Kemajuan teknologi selalu datang dengan janji: membuat hidup manusia lebih mudah, lebih cepat, dan lebih efisien.
“AI bisa menjawab segalanya, tapi tidak selalu memahami maknanya. Sebuah dialog nyata dengan MetaAI mengingatkan saya: kecerdasan tanpa kebijaksanaan hanyalah algoritma tanpa jiwa.”
Kini, kecerdasan buatan atau Artificial Intelligence (AI) menjadi ikon revolusi digital. Ia bisa berbicara, menulis, menerjemahkan, bahkan memberi opini seolah memahami kita.
Namun di balik semua kehebatannya, muncul pertanyaan penting:
Apakah AI benar-benar pintar, atau hanya terlihat pintar?
Dialog yang Menguji Kecerdasan dan Kebijaksanaan
Suatu kali, saya berdialog dengan MetaAI, sistem yang diklaim menggunakan model bahasa terbaru milik Meta.

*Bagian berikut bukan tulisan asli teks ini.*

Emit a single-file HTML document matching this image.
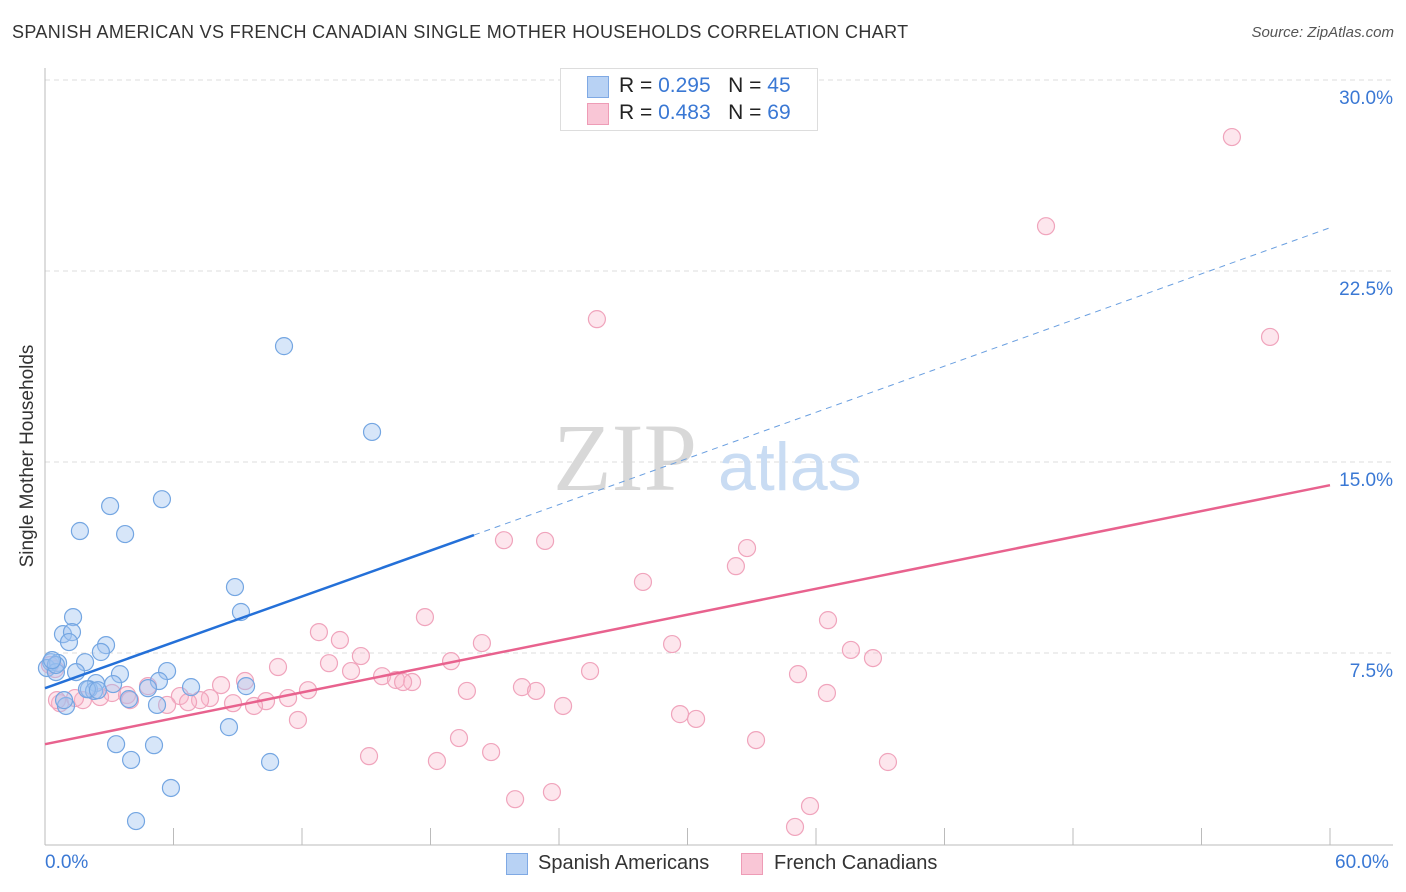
<!DOCTYPE html>
<html><head><meta charset="utf-8">
<style>
body{margin:0;background:#fff;font-family:"Liberation Sans",sans-serif;}
#wrap{position:relative;width:1406px;height:892px;overflow:hidden;}
.t{position:absolute;white-space:nowrap;}
</style></head>
<body>
<div id="wrap">
<div class="t" style="left:12px;top:22px;font-size:18px;letter-spacing:0.35px;color:#333;">SPANISH AMERICAN VS FRENCH CANADIAN SINGLE MOTHER HOUSEHOLDS CORRELATION CHART</div>
<div class="t" style="right:12px;top:24px;font-size:15px;color:#555;font-style:italic;">Source: ZipAtlas.com</div>
<svg id="svg" width="1406" height="892" style="position:absolute;left:0;top:0"></svg>
</div>
<script>
const blueX=[11.16,15.27,3.04,5.46,1.63,3.74,8.87,9.15,1.31,0.84,1.26,1.12,2.85,2.61,0.28,0.09,0.61,1.87,1.45,0.51,3.50,5.70,5.32,4.81,2.38,2.05,2.29,3.18,6.82,9.39,3.92,5.23,0.98,3.32,5.09,8.59,4.02,10.51,5.88,4.25,0.89,1.96,0.51,0.33,2.47];
const blueY=[19.55,16.18,13.27,13.54,12.29,12.17,10.09,9.11,8.91,8.24,8.32,7.93,7.81,7.54,7.14,6.91,7.11,7.14,6.75,6.75,6.67,6.79,6.40,6.12,6.32,6.08,6.01,6.28,6.16,6.20,5.69,5.46,5.42,3.92,3.88,4.59,3.30,3.22,2.20,0.90,5.65,6.08,7.03,7.22,6.04];
const pinkX=[55.42,46.74,25.77,57.20,21.43,23.35,32.78,32.26,27.92,17.74,36.56,12.79,13.77,20.40,29.28,37.63,38.66,14.75,13.26,18.96,10.88,14.29,25.45,35.16,9.34,15.74,16.39,17.14,16.72,8.22,4.81,12.28,22.27,22.93,19.70,36.51,6.30,7.70,11.35,3.13,2.57,3.83,1.77,7.24,10.32,8.78,6.68,9.76,5.70,0.70,0.56,24.19,29.65,30.40,11.81,19.33,33.20,20.83,15.13,18.30,39.36,21.95,23.67,35.72,35.02,0.47,3.97,0.23,1.40];
const pinkY=[27.76,24.26,20.61,19.91,11.93,11.90,11.62,10.91,10.29,8.91,8.79,8.32,8.01,7.89,7.85,7.62,7.30,7.38,7.10,7.18,6.95,6.79,6.79,6.67,6.40,6.59,6.44,6.36,6.36,6.24,6.20,6.04,6.16,6.01,6.01,5.93,5.81,5.73,5.73,5.93,5.77,5.85,5.65,5.65,5.61,5.53,5.57,5.42,5.46,5.53,5.65,5.42,5.10,4.91,4.87,4.16,4.08,3.61,3.45,3.26,3.22,1.76,2.04,1.49,0.67,6.87,5.65,7.03,5.73];
const blueTrend=[6.12,12.13,24.2];
const pinkTrend=[3.92,14.09];
const yTicks=[7.5,15.0,22.5,30.0];
const X0=45,X1=1330,Y0=844;
const sx=v=>X0+v/60*(X1-X0);
const sy=v=>Y0-v/7.5*191;
const svg=document.getElementById('svg');
const NS='http://www.w3.org/2000/svg';
function mk(tag,at){const e=document.createElementNS(NS,tag);for(const k in at)e.setAttribute(k,at[k]);svg.appendChild(e);return e;}
yTicks.forEach(v=>{
 const g=mk('line',{x1:45,x2:1393,y1:sy(v),y2:sy(v),stroke:'#ddd','stroke-dasharray':'5,4'});
 
 
 const t=mk('text',{x:1393,y:sy(v)+24,'text-anchor':'end','font-size':19,fill:'#3a78d4','font-family':'Liberation Sans, sans-serif'});
 t.textContent=v.toFixed(1)+'%';
 
 
});
let a=mk('line',{x1:45,x2:45,y1:68,y2:845,stroke:'#bbb'});


a=mk('line',{x1:45,x2:1393,y1:845,y2:845,stroke:'#bbb'});


for(let i=1;i<=10;i++){const x=45+i*128.5;const tk=mk('line',{x1:x,x2:x,y1:828,y2:845,stroke:'#bbb'});
 
 }
let w=mk('text',{x:553,y:490,'font-size':96,fill:'#d8d8d8','font-family':'Liberation Serif, serif'});w.textContent='ZIP';


w=mk('text',{x:718,y:490,'font-size':68,fill:'#c9dcf3','font-family':'Liberation Sans, sans-serif'});w.textContent='atlas';


pinkX.forEach((v,i)=>{const c=mk('circle',{cx:sx(v),cy:sy(pinkY[i]),r:8.5,fill:'rgba(248,182,202,0.35)',stroke:'#f0a4bc','stroke-width':1.2});
 
 });
blueX.forEach((v,i)=>{const c=mk('circle',{cx:sx(v),cy:sy(blueY[i]),r:8.5,fill:'rgba(160,196,240,0.42)',stroke:'#74a6e2','stroke-width':1.2});
 
 });
let l=mk('line',{x1:sx(0),y1:sy(blueTrend[0]),x2:sx(20.03),y2:sy(blueTrend[1]),stroke:'#2470d8','stroke-width':2.5});


l=mk('line',{x1:sx(20.03),y1:sy(blueTrend[1]),x2:sx(60),y2:sy(blueTrend[2]),stroke:'#6a9fe0','stroke-width':1,'stroke-dasharray':'6,5'});


l=mk('line',{x1:sx(0),y1:sy(pinkTrend[0]),x2:sx(60),y2:sy(pinkTrend[1]),stroke:'#e8628e','stroke-width':2.5});


</script>
<div class="t" style="left:28px;top:456px;width:0;height:0;"><div style="position:absolute;left:0;top:0;transform:translate(-50%,-50%) rotate(-90deg);font-size:19px;color:#333;white-space:nowrap;">Single Mother Households</div></div>
<div class="t" style="left:45px;top:852px;font-size:19px;color:#3a78d4;">0.0%</div>
<div class="t" style="left:1335px;top:852px;font-size:19px;color:#3a78d4;">60.0%</div>
<div class="t" style="left:560px;top:68px;width:256px;height:61px;border:1px solid #ddd;background:#fff;">
 <div style="position:absolute;left:26px;top:7px;width:20px;height:20px;background:#b8d2f4;border:1px solid #7fa9e4;"></div>
 <div style="position:absolute;left:58px;top:5px;font-size:21px;color:#222;">R = <span style="color:#3a78d4">0.295</span>&nbsp;&nbsp;&nbsp;N = <span style="color:#3a78d4">45</span></div>
 <div style="position:absolute;left:26px;top:34px;width:20px;height:20px;background:#f9c6d6;border:1px solid #ee9cb6;"></div>
 <div style="position:absolute;left:58px;top:32px;font-size:21px;color:#222;">R = <span style="color:#3a78d4">0.483</span>&nbsp;&nbsp;&nbsp;N = <span style="color:#3a78d4">69</span></div>
</div>
<div class="t" style="left:506px;top:853px;width:20px;height:20px;background:#b8d2f4;border:1px solid #7fa9e4;"></div>
<div class="t" style="left:538px;top:852px;font-size:20px;color:#333;">Spanish Americans</div>
<div class="t" style="left:741px;top:853px;width:20px;height:20px;background:#f9c6d6;border:1px solid #ee9cb6;"></div>
<div class="t" style="left:774px;top:852px;font-size:20px;color:#333;">French Canadians</div>
</body></html>
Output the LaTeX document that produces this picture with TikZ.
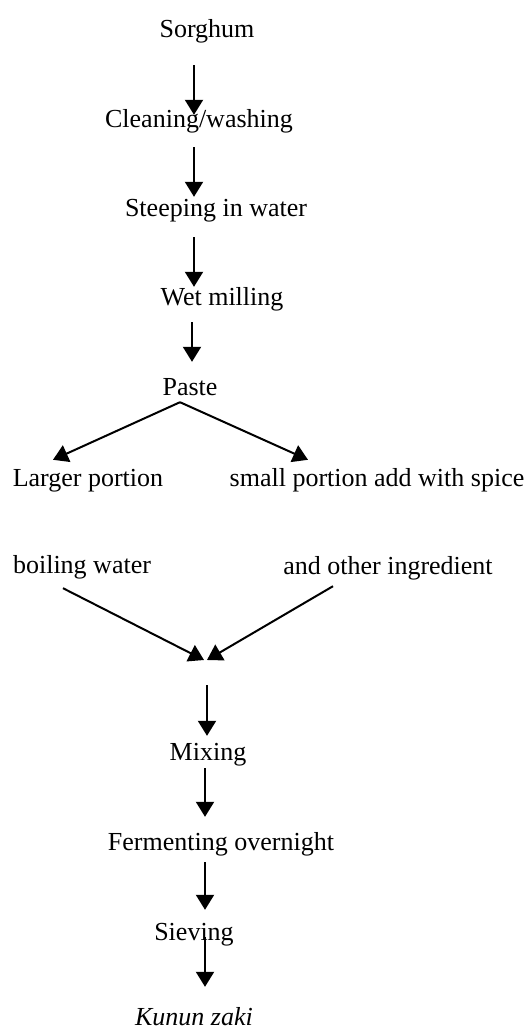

Saya tidak sekadar ingin mengujinya dengan pertanyaan teknis, tetapi lewat konteks yang bermakna: artikel saya di Kompasiana berjudul "Menikmati Kepiting Disiram Mie Aceh di Peunayong."
Saya bagikan tautan artikelnya kepada MetaAI dan menunggu bagaimana responsnya terhadap kisah kuliner yang sarat makna budaya dan rasa. Namun yang muncul justru jawaban kaku:
"Mie Aceh dengan kepiting utuh yang disiram kuah dan mie berempah khas Peunayong terdengar seperti pengalaman kuliner yang luar biasa! Kamu pasti memiliki kenangan indah dengan makanan ini. Apakah kamu memiliki tempat favorit untuk menikmati Mie Aceh di Banda Aceh? Atau mungkin ada tips untuk membuat Mie Aceh yang lezat di rumah?"
Saya spontan menulis balik:
"Lha kan sudah saya ceritakan dalam artikel saya! Mengapa Anda bertanya lagi?"
Jawaban saya bukan kemarahan, tapi ekspresi keheranan, karena jelas AI tidak benar-benar membaca konteks, meski telah saya berikan tautan dan informasi lengkap.